The ground floor of the 25-year-old space was a seafood processing facility and upstairs were corporate offices and warehouse space.

“What became really apparent over time was that building was no longer relevant to what needed to be done for Legal Sea Foods from a production standpoint, and would need a lot of money invested in it to upgrade the facilities,” King said.

Rather than try and revamp it, King said PPX identified a seafood company to take over the space. Legal Sea Foods will keep its corporate headquarters in Boston with a 10,000 square-foot office space at 212 Northern Ave. on the Boston Fish Pier, close to partners like North Coast Seafoods, King said. Its new facility will open early next year in Milford. 

The PPX Innovation Center will be a 30,000-square-foot facility for PPX’s brands, which also includes Smith & Wollensky and Strega Italiano. The facility will be a space for quality control and assurance, central commissary and distribution, e-commerce and retail fulfillment, research, development and training, King said. It will also be a place for culinary and beverage experimentation.

“Coming in and getting a great quality piece of fish is an expectation, right? It’s sort of like the price of entry. So what do we do now that sets us apart from the rest?” King said. “And I think that’s in how we innovate, how we come up with new items, new recipes, more creative ways of putting a modern twist on what is classic New England seafood.”

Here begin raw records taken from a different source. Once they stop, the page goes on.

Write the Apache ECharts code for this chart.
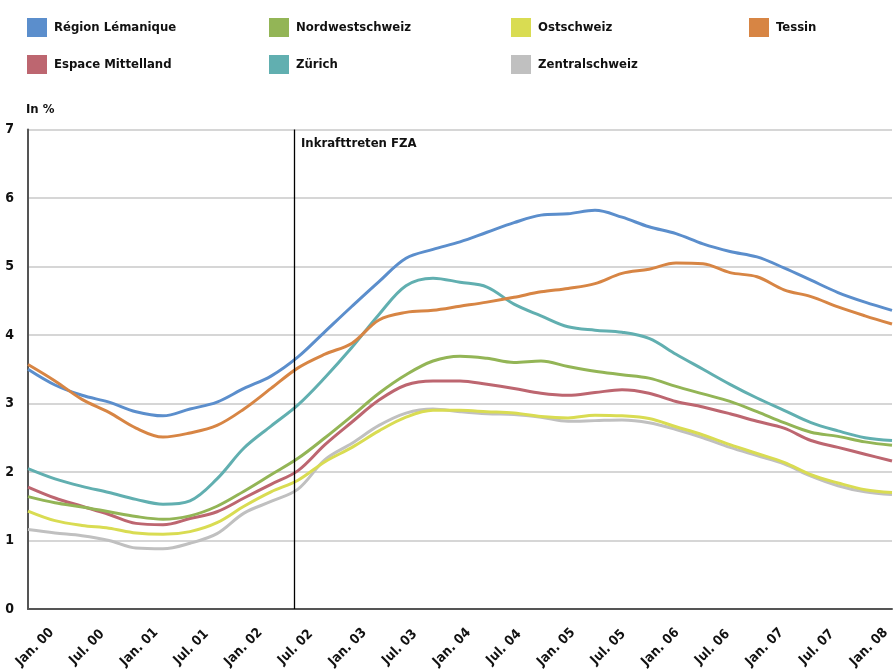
<!DOCTYPE html>
<html>
<head>
<meta charset="utf-8">
<script src="https://cdn.jsdelivr.net/npm/echarts@6/dist/echarts.min.js"></script>
<style>
html,body{margin:0;padding:0;background:#fff;}
#chart{width:893px;height:671px;}
</style>
</head>
<body>
<div id="chart"></div>
<script>
// Months since Jan. 2000 (quarterly readings)
const months = [0,3,6,9,12,15,18,21,24,27,30,33,36,39,42,45,48,51,54,57,60,63,66,69,72,75,78,81,84,87,90,93,96];
const tickLabels = ['Jan. 00','Jul. 00','Jan. 01','Jul. 01','Jan. 02','Jul. 02','Jan. 03','Jul. 03','Jan. 04','Jul. 04','Jan. 05','Jul. 05','Jan. 06','Jul. 06','Jan. 07','Jul. 07','Jan. 08'];

const regionLemanique = [3.50,3.27,3.12,3.02,2.88,2.82,2.92,3.02,3.22,3.40,3.68,4.05,4.42,4.78,5.12,5.25,5.36,5.50,5.64,5.75,5.77,5.82,5.72,5.58,5.48,5.33,5.22,5.14,4.98,4.80,4.62,4.48,4.36];
const tessin          = [3.57,3.33,3.06,2.87,2.64,2.51,2.57,2.68,2.92,3.22,3.52,3.72,3.88,4.22,4.33,4.36,4.42,4.48,4.55,4.63,4.68,4.75,4.90,4.96,5.05,5.04,4.91,4.85,4.66,4.56,4.41,4.28,4.16];
const zuerich         = [2.05,1.90,1.79,1.70,1.60,1.53,1.58,1.90,2.35,2.67,2.98,3.38,3.82,4.30,4.72,4.83,4.77,4.70,4.45,4.28,4.12,4.07,4.04,3.95,3.72,3.50,3.28,3.08,2.90,2.72,2.60,2.50,2.46];
const nordwestschweiz = [1.64,1.55,1.49,1.42,1.35,1.31,1.36,1.50,1.72,1.96,2.20,2.50,2.82,3.15,3.42,3.62,3.69,3.66,3.60,3.62,3.54,3.47,3.42,3.37,3.25,3.14,3.03,2.88,2.72,2.58,2.52,2.44,2.39];
const espaceMittelland= [1.78,1.62,1.50,1.38,1.25,1.23,1.32,1.42,1.62,1.82,2.02,2.40,2.73,3.05,3.27,3.33,3.33,3.28,3.22,3.15,3.12,3.16,3.20,3.15,3.03,2.95,2.85,2.74,2.64,2.46,2.36,2.26,2.16];
const ostschweiz      = [1.43,1.29,1.22,1.18,1.11,1.09,1.13,1.26,1.50,1.71,1.88,2.15,2.36,2.60,2.80,2.90,2.90,2.88,2.86,2.81,2.79,2.83,2.82,2.78,2.66,2.54,2.40,2.27,2.14,1.96,1.84,1.74,1.70];
const zentralschweiz  = [1.16,1.11,1.07,1.00,0.89,0.88,0.96,1.10,1.40,1.57,1.75,2.18,2.42,2.68,2.86,2.92,2.88,2.85,2.84,2.80,2.74,2.75,2.76,2.72,2.62,2.50,2.36,2.24,2.12,1.94,1.80,1.71,1.67];

const fzaMonth = 29.6; // Inkrafttreten FZA (June 2002)

const FONT = "'Liberation Sans Narrow','DejaVu Sans Condensed','Roboto Condensed',sans-serif";

const seriesDefs = [
  {name:'Région Lémanique', data:regionLemanique, color:'#5b8ecc'},
  {name:'Espace Mittelland', data:espaceMittelland, color:'#bd6670'},
  {name:'Nordwestschweiz', data:nordwestschweiz, color:'#93b556'},
  {name:'Zürich', data:zuerich, color:'#61afb0'},
  {name:'Zentralschweiz', data:zentralschweiz, color:'#c0c0c0'},
  {name:'Ostschweiz', data:ostschweiz, color:'#d9dc52'},
  {name:'Tessin', data:tessin, color:'#d78544'}
];

const series = seriesDefs.map((s, idx) => {
  const o = {
    name: s.name,
    type: 'line',
    xAxisIndex: 0,
    yAxisIndex: 0,
    smooth: 0.35,
    symbol: 'none',
    data: months.map((m, i) => [m, s.data[i]]),
    lineStyle: {color: s.color, width: 3},
    itemStyle: {color: s.color},
    emphasis: {disabled: true},
    animation: false
  };
  if (idx === 0) {
    o.markLine = {
      silent: true,
      symbol: ['none','none'],
      animation: false,
      label: {show: false},
      lineStyle: {color: '#000', width: 1.3, type: 'solid'},
      data: [{xAxis: fzaMonth}]
    };
  }
  return o;
});

const legendTxt = {fontFamily: FONT, fontWeight: 'bold', fontSize: 13, color: '#111', padding: [0,0,0,2]};
function mkLegend(names, left) {
  return {
    data: names, orient: 'vertical', left: left, top: 18, padding: 0,
    itemWidth: 20, itemHeight: 19, itemGap: 18, icon: 'rect',
    selectedMode: false, textStyle: legendTxt
  };
}

const chart = echarts.init(document.getElementById('chart'), null, {renderer: 'canvas'});
chart.setOption({
  backgroundColor: '#fff',
  animation: false,
  legend: [
    mkLegend(['Région Lémanique','Espace Mittelland'], 27),
    mkLegend(['Nordwestschweiz','Zürich'], 269),
    mkLegend(['Ostschweiz','Zentralschweiz'], 511),
    mkLegend(['Tessin'], 749)
  ],
  title: [
    {text: 'In %', left: 26, top: 103, padding: 0,
     textStyle: {fontFamily: FONT, fontWeight: 'bold', fontSize: 13, color: '#111'}},
    {text: 'Inkrafttreten FZA', left: 301, top: 137, padding: 0,
     textStyle: {fontFamily: FONT, fontWeight: 'bold', fontSize: 13, color: '#111'}}
  ],
  grid: [
    {left: 28, right: 1, top: 129.5, bottom: 62, containLabel: false},
    {left: 35, right: 24, top: 129.5, bottom: 62, containLabel: false}
  ],
  xAxis: [
    {type: 'value', gridIndex: 0, min: 0, max: 96, interval: 6,
     axisLine: {show: true, onZero: false, lineStyle: {color: '#555', width: 2}},
     axisTick: {show: false}, axisLabel: {show: false}, splitLine: {show: false}},
    {type: 'category', gridIndex: 1, data: tickLabels, boundaryGap: false,
     axisLine: {show: false}, axisTick: {show: false}, splitLine: {show: false},
     axisLabel: {interval: 0, rotate: 45, align: 'center', verticalAlign: 'middle', margin: 40,
                 fontFamily: FONT, fontWeight: 'bold', fontSize: 13.5, color: '#111'}}
  ],
  yAxis: [
    {type: 'value', gridIndex: 0, min: 0, max: 7, interval: 1,
     axisLine: {show: true, lineStyle: {color: '#555', width: 2}},
     axisTick: {show: false},
     axisLabel: {margin: 14, fontFamily: FONT, fontWeight: 'bold', fontSize: 14, color: '#111'},
     splitLine: {show: true, lineStyle: {color: '#c8c8c8', width: 1.5}}},
    {type: 'value', gridIndex: 1, min: 0, max: 1, show: false}
  ],
  series: series
});
</script>
</body>
</html>
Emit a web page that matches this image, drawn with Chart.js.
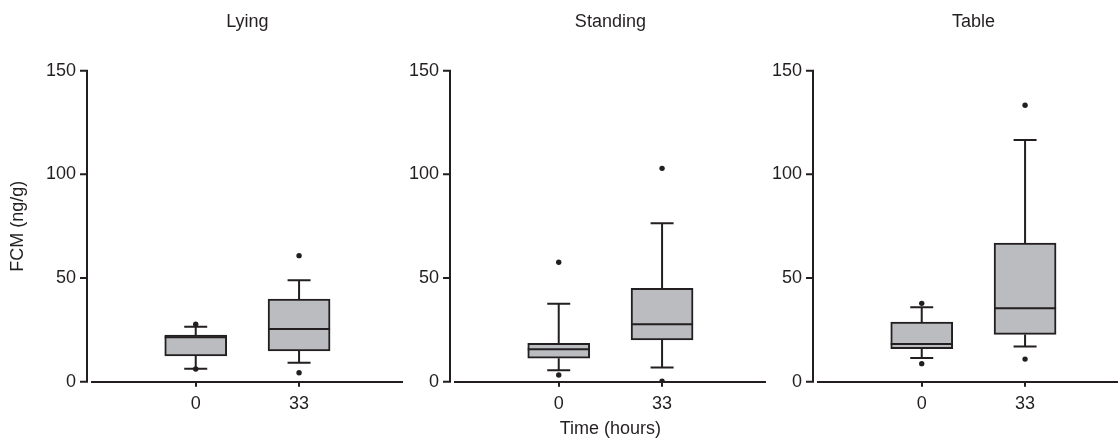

The innovation center will be located within Clarke’s 107,000-square-foot headquarters at 393 Fortune Blvd. Clarke is New England’s official Sub-Zero, Wolf and Cove showroom and test kitchen. The building is equipped with solar panels on the roof and a hydroponic farm housed in a shipping container that provides produce and herbs year-round for use in the production kitchen, King said.

Legal Sea Foods will also be able to take advantage of full-scale test kitchens and a TV studio in its new innovation center. King said these spaces will allow their brands to shoot video content to connect with consumers.

King said they’re shooting to have the innovation center open in February 2024. He said they’ve offered employees the chance to move with them to Milford, but he also expects to hire some new team members. The facility will employ around 40 people.